The True Cost

The True Cost is a 2015 documentary directed by a Los Angeles-based director, Andrew Morgan in association with Life is My Movie Entertainment (a documentary studio based in California and Georgia). It focuses on fast fashion and talks about the clothing industry, from production to its after-effects. As a matter of fact, Morgan associates it with globalization, oppression and poverty. 

The True Cost wants to tell us the story of the clothes we wear, the people who make them and their impact on our world. The film starts back in the 60s, when the American fashion industry produced 95% of the clothes people wore. Over the past decades, this percentage has decreased a lot: only 3% of what American people wear is actually made in the US since the production is much cheaper in developing countries. Morgan shows us how people live in Bangladesh, where there are many clothing factories that produce the majority of the clothes sold in Europe and in the US. Bangladeshi, like Cambodian, Indian and Chinese workers,  have absolutely no rights and are not  even respected as human beings. They are forced to work in terrible conditions and in shaky buildings. The result is having habitual accidents or insurrections which lead to many deaths. In 2013, Rana Plaza (one of the most important Bangladeshi clothing factories) collapsed after workers were forced into the building even if a crack could be seen in the walls. The accident caused over 1000 deaths and 2500 injured people. 

Have you ever wondered why a T-shirt or a pair of jeans sold by big brands doesn’t cost much? Because the worker who made them lives on a low salary and earns around 10$ a month. And with that wage, a family has to be supported. So how is it possible? In many cases, it just isn’t. Parents are often forced to leave their children to someone else who can afford the costs and raise the babies. 

Another big problem is caused once again by American and European people since they very often buy clothes from big brands  and wear them only 6 times on average before throwing them away. In fact, every year over 73% of the total quantity of fast-fashion products is incinerated.

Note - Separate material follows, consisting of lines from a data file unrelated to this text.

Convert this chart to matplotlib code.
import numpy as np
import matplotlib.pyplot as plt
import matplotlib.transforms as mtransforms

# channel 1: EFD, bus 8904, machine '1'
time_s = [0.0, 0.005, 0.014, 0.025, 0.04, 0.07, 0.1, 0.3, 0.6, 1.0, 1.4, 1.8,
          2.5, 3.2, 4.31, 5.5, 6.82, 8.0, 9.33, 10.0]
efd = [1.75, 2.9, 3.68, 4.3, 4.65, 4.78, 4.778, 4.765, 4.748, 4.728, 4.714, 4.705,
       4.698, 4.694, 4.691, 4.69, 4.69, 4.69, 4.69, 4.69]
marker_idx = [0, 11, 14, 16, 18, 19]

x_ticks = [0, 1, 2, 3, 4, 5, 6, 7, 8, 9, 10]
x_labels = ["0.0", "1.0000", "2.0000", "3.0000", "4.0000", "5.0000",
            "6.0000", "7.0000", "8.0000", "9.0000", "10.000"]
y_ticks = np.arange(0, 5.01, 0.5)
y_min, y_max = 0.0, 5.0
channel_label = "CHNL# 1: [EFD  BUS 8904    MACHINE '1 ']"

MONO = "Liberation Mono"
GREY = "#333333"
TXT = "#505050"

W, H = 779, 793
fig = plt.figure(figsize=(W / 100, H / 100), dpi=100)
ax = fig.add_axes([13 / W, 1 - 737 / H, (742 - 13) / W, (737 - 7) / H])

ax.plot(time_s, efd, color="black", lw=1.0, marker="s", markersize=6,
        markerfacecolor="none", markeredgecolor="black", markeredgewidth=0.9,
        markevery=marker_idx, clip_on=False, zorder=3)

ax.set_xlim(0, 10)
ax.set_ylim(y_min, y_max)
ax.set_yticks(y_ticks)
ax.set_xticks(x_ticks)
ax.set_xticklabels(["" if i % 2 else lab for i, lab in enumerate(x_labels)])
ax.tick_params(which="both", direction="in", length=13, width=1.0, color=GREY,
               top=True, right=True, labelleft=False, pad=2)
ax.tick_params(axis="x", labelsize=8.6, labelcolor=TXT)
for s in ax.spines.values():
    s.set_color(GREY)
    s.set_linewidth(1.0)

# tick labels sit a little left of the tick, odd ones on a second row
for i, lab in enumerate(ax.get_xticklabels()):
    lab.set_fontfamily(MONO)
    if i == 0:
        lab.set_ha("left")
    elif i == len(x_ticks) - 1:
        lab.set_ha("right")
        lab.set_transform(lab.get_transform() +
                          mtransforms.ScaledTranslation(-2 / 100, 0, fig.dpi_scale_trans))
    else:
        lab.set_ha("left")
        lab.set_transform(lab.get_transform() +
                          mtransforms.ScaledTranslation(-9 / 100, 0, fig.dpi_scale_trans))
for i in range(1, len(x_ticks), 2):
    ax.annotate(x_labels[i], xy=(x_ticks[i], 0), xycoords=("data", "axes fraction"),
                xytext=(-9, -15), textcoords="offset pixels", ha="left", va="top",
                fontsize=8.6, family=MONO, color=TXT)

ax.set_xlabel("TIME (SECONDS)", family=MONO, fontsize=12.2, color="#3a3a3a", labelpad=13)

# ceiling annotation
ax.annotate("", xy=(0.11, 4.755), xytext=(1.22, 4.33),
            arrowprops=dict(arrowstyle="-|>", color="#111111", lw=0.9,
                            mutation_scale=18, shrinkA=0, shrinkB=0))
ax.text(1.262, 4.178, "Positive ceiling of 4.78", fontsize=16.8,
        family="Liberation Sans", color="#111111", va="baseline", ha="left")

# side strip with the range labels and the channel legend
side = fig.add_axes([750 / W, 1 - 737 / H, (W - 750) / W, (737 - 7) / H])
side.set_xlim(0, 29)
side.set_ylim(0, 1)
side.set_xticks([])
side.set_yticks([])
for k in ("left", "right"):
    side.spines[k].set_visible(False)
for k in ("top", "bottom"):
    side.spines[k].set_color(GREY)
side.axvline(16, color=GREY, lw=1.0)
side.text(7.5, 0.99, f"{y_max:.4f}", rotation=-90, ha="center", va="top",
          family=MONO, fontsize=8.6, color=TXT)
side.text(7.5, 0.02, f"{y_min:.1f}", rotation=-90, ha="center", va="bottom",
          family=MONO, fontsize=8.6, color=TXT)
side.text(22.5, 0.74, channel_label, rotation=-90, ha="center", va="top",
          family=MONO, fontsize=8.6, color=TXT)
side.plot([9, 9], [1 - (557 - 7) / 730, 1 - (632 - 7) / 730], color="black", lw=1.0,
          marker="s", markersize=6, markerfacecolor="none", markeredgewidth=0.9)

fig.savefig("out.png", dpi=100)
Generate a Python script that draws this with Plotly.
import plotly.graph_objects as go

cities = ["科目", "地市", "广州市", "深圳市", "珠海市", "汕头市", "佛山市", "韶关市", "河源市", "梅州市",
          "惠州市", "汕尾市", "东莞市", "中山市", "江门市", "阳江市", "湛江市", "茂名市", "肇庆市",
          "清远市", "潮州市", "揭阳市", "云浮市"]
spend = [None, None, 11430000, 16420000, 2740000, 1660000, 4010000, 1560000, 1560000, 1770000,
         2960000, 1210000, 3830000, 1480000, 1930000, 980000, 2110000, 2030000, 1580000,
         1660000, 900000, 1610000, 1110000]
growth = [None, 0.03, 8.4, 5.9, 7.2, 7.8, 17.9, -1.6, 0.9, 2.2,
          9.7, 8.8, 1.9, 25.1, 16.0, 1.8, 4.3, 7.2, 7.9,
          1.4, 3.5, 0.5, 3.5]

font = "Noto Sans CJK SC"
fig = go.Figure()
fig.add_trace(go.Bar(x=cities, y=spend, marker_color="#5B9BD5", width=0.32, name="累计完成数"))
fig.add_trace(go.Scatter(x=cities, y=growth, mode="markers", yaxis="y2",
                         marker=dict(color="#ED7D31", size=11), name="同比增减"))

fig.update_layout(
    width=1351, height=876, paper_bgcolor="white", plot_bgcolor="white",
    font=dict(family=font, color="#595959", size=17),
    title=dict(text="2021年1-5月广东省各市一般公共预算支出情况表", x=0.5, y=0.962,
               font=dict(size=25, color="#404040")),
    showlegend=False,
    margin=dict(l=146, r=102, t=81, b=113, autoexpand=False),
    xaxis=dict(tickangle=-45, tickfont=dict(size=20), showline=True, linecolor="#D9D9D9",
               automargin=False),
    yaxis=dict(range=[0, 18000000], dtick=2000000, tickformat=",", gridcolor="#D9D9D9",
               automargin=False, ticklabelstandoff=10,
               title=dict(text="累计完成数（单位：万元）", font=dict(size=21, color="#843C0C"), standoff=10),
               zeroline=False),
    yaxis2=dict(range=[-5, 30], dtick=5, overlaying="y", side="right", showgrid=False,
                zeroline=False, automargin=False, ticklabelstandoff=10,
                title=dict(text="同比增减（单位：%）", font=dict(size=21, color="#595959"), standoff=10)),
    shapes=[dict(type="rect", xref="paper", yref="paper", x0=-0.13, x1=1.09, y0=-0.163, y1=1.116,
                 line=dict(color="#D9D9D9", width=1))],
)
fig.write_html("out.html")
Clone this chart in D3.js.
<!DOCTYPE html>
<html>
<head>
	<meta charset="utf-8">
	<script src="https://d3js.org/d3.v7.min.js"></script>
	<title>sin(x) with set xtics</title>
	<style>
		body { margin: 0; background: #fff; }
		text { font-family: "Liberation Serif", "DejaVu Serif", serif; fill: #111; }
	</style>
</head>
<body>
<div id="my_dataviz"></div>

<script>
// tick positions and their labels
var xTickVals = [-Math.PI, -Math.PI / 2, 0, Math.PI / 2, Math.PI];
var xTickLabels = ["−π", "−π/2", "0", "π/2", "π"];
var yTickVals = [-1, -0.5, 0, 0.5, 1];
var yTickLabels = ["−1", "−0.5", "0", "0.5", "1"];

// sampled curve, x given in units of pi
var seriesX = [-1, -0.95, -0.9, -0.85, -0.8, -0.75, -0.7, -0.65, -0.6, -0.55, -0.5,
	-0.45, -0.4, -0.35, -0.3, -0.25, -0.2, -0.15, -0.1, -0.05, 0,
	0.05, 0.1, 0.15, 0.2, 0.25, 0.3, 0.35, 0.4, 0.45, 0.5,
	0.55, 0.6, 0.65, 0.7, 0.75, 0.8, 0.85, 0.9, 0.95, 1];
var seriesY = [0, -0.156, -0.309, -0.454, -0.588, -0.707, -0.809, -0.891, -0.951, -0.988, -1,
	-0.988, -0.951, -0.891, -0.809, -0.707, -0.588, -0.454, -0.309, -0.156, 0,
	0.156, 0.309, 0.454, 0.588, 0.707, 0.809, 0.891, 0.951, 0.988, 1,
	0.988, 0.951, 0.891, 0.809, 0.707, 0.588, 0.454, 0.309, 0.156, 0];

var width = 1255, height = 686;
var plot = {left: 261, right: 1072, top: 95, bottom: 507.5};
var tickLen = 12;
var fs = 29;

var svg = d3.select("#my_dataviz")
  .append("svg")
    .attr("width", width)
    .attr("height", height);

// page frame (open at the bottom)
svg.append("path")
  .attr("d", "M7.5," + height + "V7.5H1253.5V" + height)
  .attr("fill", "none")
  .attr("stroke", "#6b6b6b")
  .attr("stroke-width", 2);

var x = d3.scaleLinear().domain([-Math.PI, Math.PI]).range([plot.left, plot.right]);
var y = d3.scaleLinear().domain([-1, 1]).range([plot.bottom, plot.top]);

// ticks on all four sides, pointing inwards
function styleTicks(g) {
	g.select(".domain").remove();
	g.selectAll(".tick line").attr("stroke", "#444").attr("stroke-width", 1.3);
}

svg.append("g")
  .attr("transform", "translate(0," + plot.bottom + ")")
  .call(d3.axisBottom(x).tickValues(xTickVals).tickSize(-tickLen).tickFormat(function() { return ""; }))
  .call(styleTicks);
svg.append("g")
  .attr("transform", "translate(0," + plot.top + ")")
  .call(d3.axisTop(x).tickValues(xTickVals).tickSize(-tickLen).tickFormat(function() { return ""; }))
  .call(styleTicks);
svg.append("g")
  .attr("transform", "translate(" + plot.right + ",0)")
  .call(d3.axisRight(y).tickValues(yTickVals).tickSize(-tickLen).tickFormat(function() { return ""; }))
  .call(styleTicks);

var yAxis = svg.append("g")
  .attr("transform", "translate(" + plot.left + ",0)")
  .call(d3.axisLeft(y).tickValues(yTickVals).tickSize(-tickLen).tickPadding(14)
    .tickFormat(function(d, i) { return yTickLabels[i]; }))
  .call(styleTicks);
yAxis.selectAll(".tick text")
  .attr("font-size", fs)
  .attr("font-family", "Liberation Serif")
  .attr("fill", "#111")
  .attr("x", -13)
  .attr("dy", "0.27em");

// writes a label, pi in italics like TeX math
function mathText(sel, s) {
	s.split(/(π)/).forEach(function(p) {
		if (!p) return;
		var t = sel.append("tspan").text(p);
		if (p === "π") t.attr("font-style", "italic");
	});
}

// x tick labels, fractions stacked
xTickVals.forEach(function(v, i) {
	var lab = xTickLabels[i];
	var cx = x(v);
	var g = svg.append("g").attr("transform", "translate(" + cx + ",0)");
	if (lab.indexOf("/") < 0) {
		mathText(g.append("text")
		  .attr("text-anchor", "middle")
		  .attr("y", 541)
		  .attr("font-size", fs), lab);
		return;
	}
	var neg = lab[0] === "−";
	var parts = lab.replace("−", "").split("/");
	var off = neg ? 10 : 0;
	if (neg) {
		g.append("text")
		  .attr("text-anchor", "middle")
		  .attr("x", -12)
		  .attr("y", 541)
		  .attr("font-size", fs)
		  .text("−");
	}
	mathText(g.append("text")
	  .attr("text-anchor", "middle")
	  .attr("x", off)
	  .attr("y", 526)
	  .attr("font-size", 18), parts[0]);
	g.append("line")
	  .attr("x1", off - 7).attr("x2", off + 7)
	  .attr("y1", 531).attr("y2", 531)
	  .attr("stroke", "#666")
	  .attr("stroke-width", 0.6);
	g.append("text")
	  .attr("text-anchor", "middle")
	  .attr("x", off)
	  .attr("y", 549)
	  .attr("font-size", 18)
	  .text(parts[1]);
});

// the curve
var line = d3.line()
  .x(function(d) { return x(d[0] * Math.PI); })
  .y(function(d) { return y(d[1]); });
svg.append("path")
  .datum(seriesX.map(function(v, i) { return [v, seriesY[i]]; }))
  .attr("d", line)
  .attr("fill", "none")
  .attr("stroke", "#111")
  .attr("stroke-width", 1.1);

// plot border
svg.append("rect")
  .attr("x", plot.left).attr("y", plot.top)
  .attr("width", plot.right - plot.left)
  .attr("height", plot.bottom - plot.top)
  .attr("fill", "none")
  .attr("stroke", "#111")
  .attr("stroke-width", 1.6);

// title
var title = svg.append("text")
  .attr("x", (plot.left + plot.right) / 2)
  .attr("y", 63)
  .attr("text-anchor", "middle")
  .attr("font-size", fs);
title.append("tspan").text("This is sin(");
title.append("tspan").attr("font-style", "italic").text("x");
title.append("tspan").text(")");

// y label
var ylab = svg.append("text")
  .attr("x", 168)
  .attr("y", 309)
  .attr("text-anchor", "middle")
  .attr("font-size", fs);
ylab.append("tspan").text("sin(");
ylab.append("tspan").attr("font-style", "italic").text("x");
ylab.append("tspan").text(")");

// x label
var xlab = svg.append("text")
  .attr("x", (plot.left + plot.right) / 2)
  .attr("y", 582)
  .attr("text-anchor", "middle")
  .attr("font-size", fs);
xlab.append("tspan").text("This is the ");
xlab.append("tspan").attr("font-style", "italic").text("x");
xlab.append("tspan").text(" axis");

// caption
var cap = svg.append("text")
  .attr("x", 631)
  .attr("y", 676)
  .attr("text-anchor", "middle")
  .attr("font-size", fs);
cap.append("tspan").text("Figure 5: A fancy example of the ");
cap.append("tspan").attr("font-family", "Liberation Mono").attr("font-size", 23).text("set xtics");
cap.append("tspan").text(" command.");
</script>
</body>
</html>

Of course, rubbish should be disposed of, but since it costs much, waste is sent to developing countries. That’s why the banks of the river Ganges are so polluted. The high pollution rate also makes some areas uninhabitable and water is poisoned in many regions. So thousands of people are diagnosed with cancer or other deadly illnesses caused by pollution and the number of stillbirths is drastically increasing. 

So has your wardrobe got an impact on our world? Yes, it has. How can you fix this? Well, there are many ways actually. First of all, you should start buying second hand or sustainable clothes and then just be careful about what you buy, how often you go shopping and especially from which brands you buy clothes. The documentary certainly changed our view about clothes (and hopefully yours will change too) we are  quite sure we will never buy anything from such big brands as Zara, H&M or Shein anymore,  and you? We can change all this and, even if it may imply a change of habits, would  be a very important step to make our society just a little bit fairer. So let’s end the fast-fashion season and remember this: the new is over.